Automatic Translation

Monday, April 22, 2024

Via Romea Germanica Day 5: Scheeßel - Bellen

Walking . . . is how the body measures itself against the earth.

― Rebecca Solnit, Wanderlust: A History of Walking (2000)

Starting out this morning from Krystyna's home in Scheeßel, I passed through the town centre again, stopping to buy groceries for lunch and have my Pilgerpass stamped at the church secretary's office. Then I left behind the red brick houses of Scheeßel and followed a cycling lane, a small road and a forest path with a boardwalk over boggy areas, coming to the village of Bartelsdorf.









There were no places of business in the village, so I continued on my way, following a dirt track through a corridor of trees between a marsh and cultivated fields. 




The dirt track emerged onto a quiet road, where there were frequent benches and picnic tables as this route is not only on the Via Romea Germanica but part of a network of local hiking paths. I sat on a bench for a long lunch break... and it was really hard to get up again afterwards! I had walked 13.5 km and had at least ten more to go.








Many more fields and trees later, I came to the town of Brockel, whose chief attractions are a windmill and a Netto supermarket. As I sat eating an ice cream at a picnic table outside the latter, an elderly lady struck up a conversation. She wanted to know all about my trip, and though I was not really able to hold up my end of the conversation, I did understand that she thought I must be crazy spending my holidays walking in Germany, if I live in Italy! 😆




My destination for the evening was another hour's walk from Brockel, in the tiny hamlet of Bellen: Widu Mühlenbau, a workshop where brothers Udal and Reimund Wiederhold make miniature wooden mills for grinding grain. You can buy their mills and sacks of organic grains, and grind your own flour at home! The mills run on electricity, or you can turn a little wheel to use muscle power instead. They deliver world-wide; here's their website!









Bags of grain and a grinding mill in Reimund's kitchen

Reimund lives in an apartment upstairs from the workshop, and hosts pilgrims in his spare room. There aren't many, he says; a total of ten stayed with him last year! 

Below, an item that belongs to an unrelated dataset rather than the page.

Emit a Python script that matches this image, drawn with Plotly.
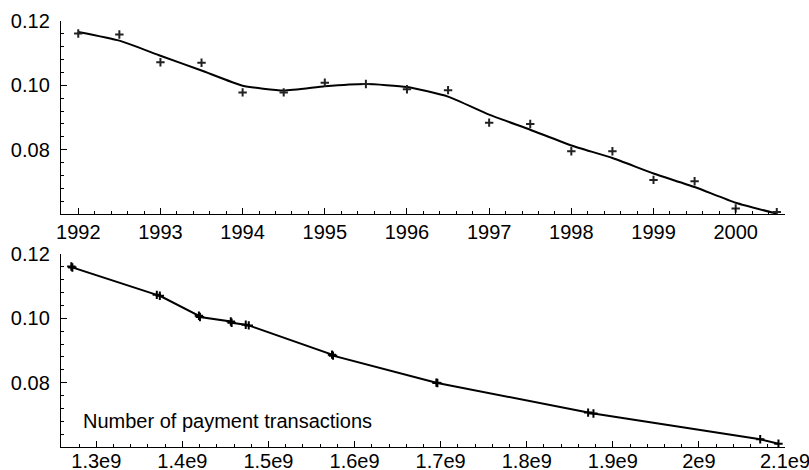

That's what makes pilgrimage routes like this one, with so few walkers, so fantastic: people are super-hospitable, and do whatever they can to help!


Scheeßel - Bellen 25 km


2 comments:

  1. I love this quote: "I sat on a bench for a long lunch break... and it was really hard to get up again afterwards! I had walked 13.5 km and had at least ten more to go." I know the feeling exactly, Bravo, Joanne!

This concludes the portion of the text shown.